What to Review Once the Business Is in Place

The work does not end when the last box is unpacked. A structured post-move evaluation in the days immediately following relocation is what separates businesses that stabilise quickly from those that absorb avoidable costs for weeks afterwards.

Start by checking IT infrastructure across every department. Confirm that systems are accessible, connectivity is stable, and customer-facing processes are running as planned. Employee communication channels should be tested at this stage too, since gaps here tend to surface as operational delays rather than obvious failures.

Once the technical layer is confirmed, the focus shifts to workflow and vendor performance. Teams should document where timelines slipped, where costs exceeded projections, and where coordination broke down. This is not about assigning blame; it is about creating a record that makes future expansion planning more accurate and business continuity easier to protect. Problems identified now, while the move is still recent, are far cheaper to address than the same issues left to compound over time.

A Smoother Move Starts with Fewer Surprises

Business relocations that go smoothly tend to share the same foundation: decisions made early, communicated clearly, and executed against a documented project plan rather than assembled on the fly.

The themes throughout this article point to the same underlying logic. Downtime is not random.

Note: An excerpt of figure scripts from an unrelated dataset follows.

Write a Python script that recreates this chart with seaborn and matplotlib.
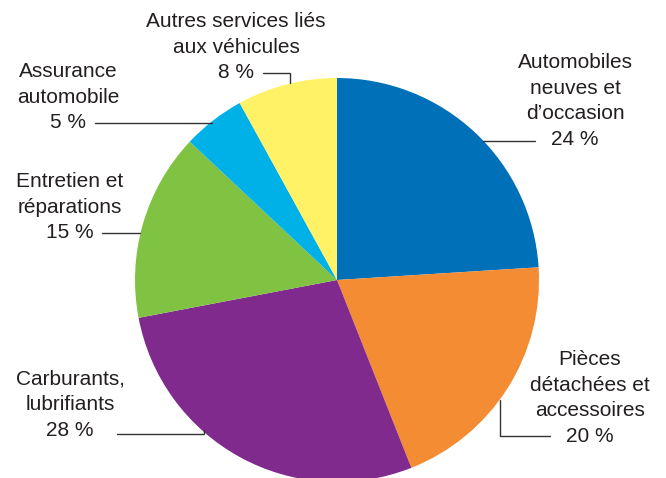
import matplotlib
matplotlib.use("Agg")
import matplotlib.pyplot as plt
import seaborn as sns

# ==============================
# Data
# ==============================
categories = [
    "Automobiles\nneuves et\nd’occasion",
    "Pièces\ndétachées et\naccessoires",
    "Carburants,\nlubrifiants",
    "Entretien et\nréparations",
    "Assurance\nautomobile",
    "Autres services liés\naux véhicules",
]
shares = [24, 20, 28, 15, 5, 8]
colors = ["#0070B9", "#F38C33", "#7F2A8C", "#80C242", "#00B1E7", "#FFF267"]

# ==============================
# Layout (pixel coordinates, y from top)
# ==============================
W, H = 666, 478
center_px = (337, 280)
radius_px = 202

# label centre (x, y) and leader polyline for each category
label_pos = [(575, 101), (590, 398), (70, 405), (70, 207), (68, 97), (236, 47)]
leaders = [
    [(483, 141), (535, 141)],
    [(500, 400), (500, 436), (550, 436)],
    [(117, 434), (204, 434), (204, 430)],
    [(102, 233), (140, 233)],
    [(95, 123), (212, 123)],
    [(263, 73), (290, 73), (290, 83)],
]

sns.set_theme(style="white")
plt.rcParams["font.family"] = ["Liberation Sans", "DejaVu Sans"]

fig = plt.figure(figsize=(W / 100, H / 100), dpi=100)
ax = fig.add_axes([0, 0, 1, 1])


def fy(y):
    return H - y


ax.pie(
    shares,
    colors=colors,
    startangle=90,
    counterclock=False,
    center=(center_px[0], fy(center_px[1])),
    radius=radius_px,
    wedgeprops=dict(linewidth=0),
)

for cat, val, (x, y), line in zip(categories, shares, label_pos, leaders):
    ax.text(x, fy(y), f"{cat}\n{val} %", ha="center", va="center",
            multialignment="center", fontsize=15, linespacing=1.45,
            color="#231F20")
    xs = [p[0] for p in line]
    ys = [fy(p[1]) for p in line]
    ax.plot(xs, ys, color="#333333", lw=1.0, solid_joinstyle="miter")

ax.set_xlim(0, W)
ax.set_ylim(0, H)
ax.set_aspect("equal")
ax.axis("off")

plt.savefig("out.png", dpi=100)
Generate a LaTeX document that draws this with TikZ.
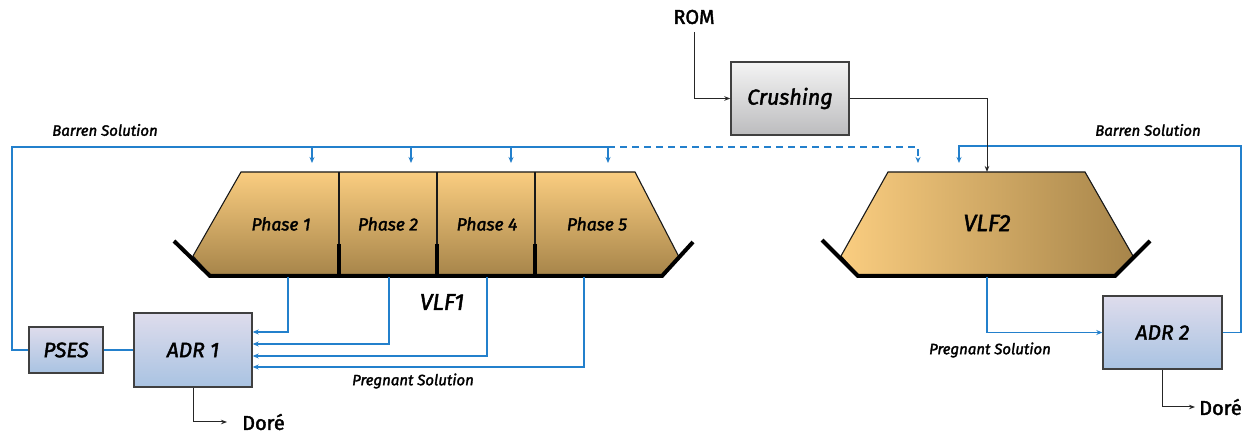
\documentclass[tikz,border=0pt]{standalone}
\usepackage{fontspec}
\setmainfont{Fira Sans}
\newfontfamily\semifont{Fira Sans}[FakeBold=2]
\usetikzlibrary{calc,arrows.meta}
\definecolor{flowblue}{HTML}{2380CC}
\definecolor{heaplight}{HTML}{FACD80}
\definecolor{heapdark}{HTML}{A7854A}
\definecolor{boxtop}{HTML}{DEDCEC}
\definecolor{boxbot}{HTML}{A9C3E2}
\definecolor{graytop}{HTML}{F4F4F4}
\definecolor{graybot}{HTML}{BCBCBE}
\tikzset{
  flow/.style={draw=flowblue, line width=1.4pt},
  flowarrow/.style={flow, -{Stealth[length=6pt,width=5pt]}},
  feed/.style={draw=black!85, line width=1pt, -{Stealth[length=6pt,width=4.5pt]}},
  unitbox/.style={draw=black!75, line width=1.4pt, top color=boxtop, bottom color=boxbot,
    font=\semifont\itshape\fontsize{21}{23}\selectfont, inner sep=0pt},
  crushbox/.style={draw=black!75, line width=1.4pt, top color=graytop, bottom color=graybot,
    font=\semifont\itshape\fontsize{21.5}{23}\selectfont, inner sep=0pt},
  outline/.style={draw=black!90, line width=1.1pt},
  liner/.style={draw=black, line width=4pt, line join=miter},
  divider/.style={draw=black, line width=3.5pt},
  phaselbl/.style={font=\semifont\itshape\fontsize{17.5}{19}\selectfont},
  heaplbl/.style={font=\semifont\itshape\fontsize{23}{25}\selectfont},
  streamlbl/.style={font=\semifont\itshape\fontsize{15}{17}\selectfont},
  plainlbl/.style={font=\semifont\fontsize{20}{22}\selectfont, inner sep=0pt}
}
\begin{document}
\begin{tikzpicture}[x=1pt,y=-1pt]
\useasboundingbox[fill=white] (0,0) rectangle (1243,435);

% ---- heap leach pad VLF1 ----
\path[outline, top color=heaplight, bottom color=heapdark]
  (241,172) -- (635,172) -- (679,257) -- (662,275) -- (210,275) -- (193,256) -- cycle;
\foreach \x in {339,437,535} {
  \draw[black!90, line width=1.1pt] (\x,172) -- (\x,246);
  \draw[divider] (\x,244) -- (\x,277);
}
\draw[liner] (174,241) -- (210,276) -- (662,276) -- (693,242);
\node[phaselbl] (ph1) at (281,224) {Phase 1};
\node[phaselbl] (ph2) at (388,224) {Phase 2};
\node[phaselbl] (ph4) at (487,224) {Phase 4};
\node[phaselbl] (ph5) at (597,224) {Phase 5};
\node[heaplbl] (vlf1) at (442,302) {VLF1};

% ---- heap leach pad VLF2 ----
\path[outline, left color=heaplight, right color=heapdark]
  (888,172) -- (1085,172) -- (1133,256) -- (1115,275) -- (858,275) -- (841,256) -- cycle;
\draw[liner] (822,240) -- (858,276) -- (1115,276) -- (1150,241);
\node[heaplbl, font=\semifont\itshape\fontsize{23.5}{25}\selectfont] (vlf2) at (987,223) {VLF2};

% ---- process units ----
\node[unitbox, minimum width=74pt, minimum height=46pt] (pses) at (66,350) {PSES};
\node[unitbox, minimum width=118pt, minimum height=74pt] (adr1) at (193,350) {ADR 1};
\node[unitbox, minimum width=119pt, minimum height=73pt] (adr2) at (1162.5,332.5) {ADR 2};
\node[crushbox, minimum width=118pt, minimum height=73pt] (crush) at (790,98.5) {Crushing};

% ---- text labels ----
\node[plainlbl] (rom) at (694,17) {ROM};
\node[plainlbl, anchor=west] (dore1) at (242,422) {Doré};
\node[plainlbl, anchor=west] (dore2) at (1199,407) {Doré};
\node[streamlbl] (barrenL) at (105,130) {Barren Solution};
\node[streamlbl] (barrenR) at (1148,130) {Barren Solution};
\node[streamlbl] (pregL) at (413,381) {Pregnant Solution};
\node[streamlbl] (pregR) at (990,350) {Pregnant Solution};

% ---- connector points ----
\coordinate (bl) at (12,147);
\coordinate (s1) at (312,147);
\coordinate (s2) at (411,147);
\coordinate (s3) at (511,147);
\coordinate (s4) at (608,147);
\coordinate (v2d) at (918,163);
\coordinate (br) at (1241,146);
\coordinate (v2b) at (959,163);
\coordinate (v2feed) at (987,172);
\coordinate (o1) at (288,277);
\coordinate (o2) at (389,277);
\coordinate (o3) at (487,277);
\coordinate (o4) at (584,277);
\coordinate (o5) at (987,277);

% ---- barren solution to VLF1 ----
\draw[flow] (pses.west) -| (bl) -- (s4);
\foreach \s in {s1,s2,s3,s4} \draw[flowarrow] (\s) -- ($(\s)+(0,16)$);
\draw[flowarrow, dashed, dash pattern=on 7pt off 5pt] (s4) -| (v2d);
\draw[flow] (pses.east) -- (adr1.west);

% ---- pregnant solution from VLF1 ----
\draw[flowarrow] (o1) |- ($(adr1.east)+(0,-18)$);
\draw[flowarrow] (o2) |- ($(adr1.east)+(0,-6)$);
\draw[flowarrow] (o3) |- ($(adr1.east)+(0,6)$);
\draw[flowarrow] (o4) |- ($(adr1.east)+(0,17)$);

% ---- VLF2 circuit ----
\draw[flowarrow] (o5) |- (adr2.west);
\draw[flowarrow] (adr2.east) -| (br) -| (v2b);

% ---- ore feed and products ----
\draw[feed] (rom.south) ++(0,8) |- (crush.west);
\draw[feed] (crush.east) -| (v2feed);
\draw[feed] (adr1.south) |- ($(dore1.west)+(-15,0)$);
\draw[feed] (adr2.south) |- ($(dore2.west)+(-4,0)$);
\end{tikzpicture}
\end{document}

It follows directly from gaps in preparation, whether that is an IT migration that was not tested, a vendor that was not confirmed, or a department that moved without a continuity arrangement in place.

What matters most in execution comes down to sequencing and follow-through. Planning protects the budget. Phasing protects operations. Communication protects relationships. A structured review after the move protects business continuity for everything that comes next.